As in “I hope my transmission doesn’t go into limp mode”, “I hope my oil screen isn’t covered in wax” and “I hope my brake discs wont warp this winter.”
Justin Berkowitz :
March 30th, 2009 at 11:06 am
Sajeev Mehta :
March 30th, 2009 at 11:18 am
You are both exactly right. This reminds me of the comic strip “The Wizard Of ID”. The king said one time to “Remember the Golden Rule, he who has the gold makes the rules.” Simple as that.
@ jurisb:
You can`t buy yourself out of debt, America…

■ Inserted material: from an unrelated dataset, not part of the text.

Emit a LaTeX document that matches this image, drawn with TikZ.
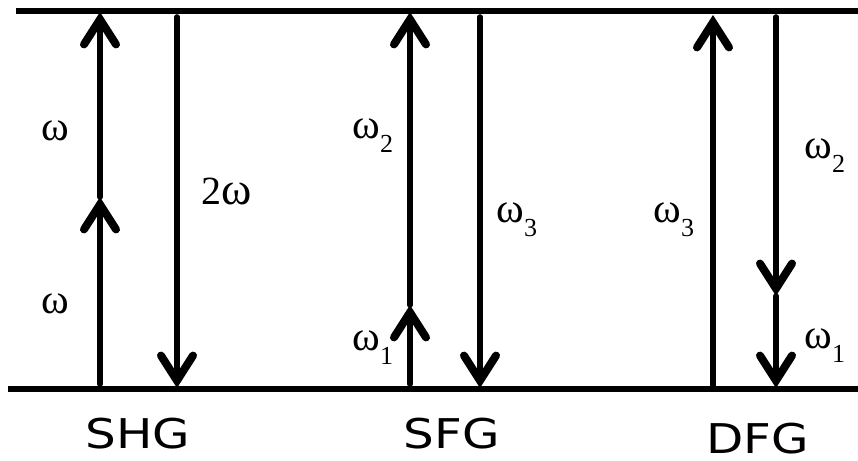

No, but this is America. You can borrow yourself out of debt… Just take out some more loans to make the payments on your existing loans.
JB,
As soon as someone asks for and receives government money, everyone is affected. Ford spent thousands of man hours and likely millions of dollars strategising on all this. They should not have to. They should be figuring out how to win by making better business decisions, not how to deal with, and possibly compete with the government. Part of the system is supposed to be competing for capital on the basis of ability to make returns.
I can see why Obama (and the media for that matter) will avoid the B word at all costs
Obama specifically discussed bankruptcy in this speech. He didn’t avoid it, he offered it as a distinct possibility:
While Chrysler and GM are very different companies with very different paths forward, both need a fresh start to implement the restructuring plans they develop. That may mean using our bankruptcy code as a mechanism to help them restructure quickly and emerge stronger.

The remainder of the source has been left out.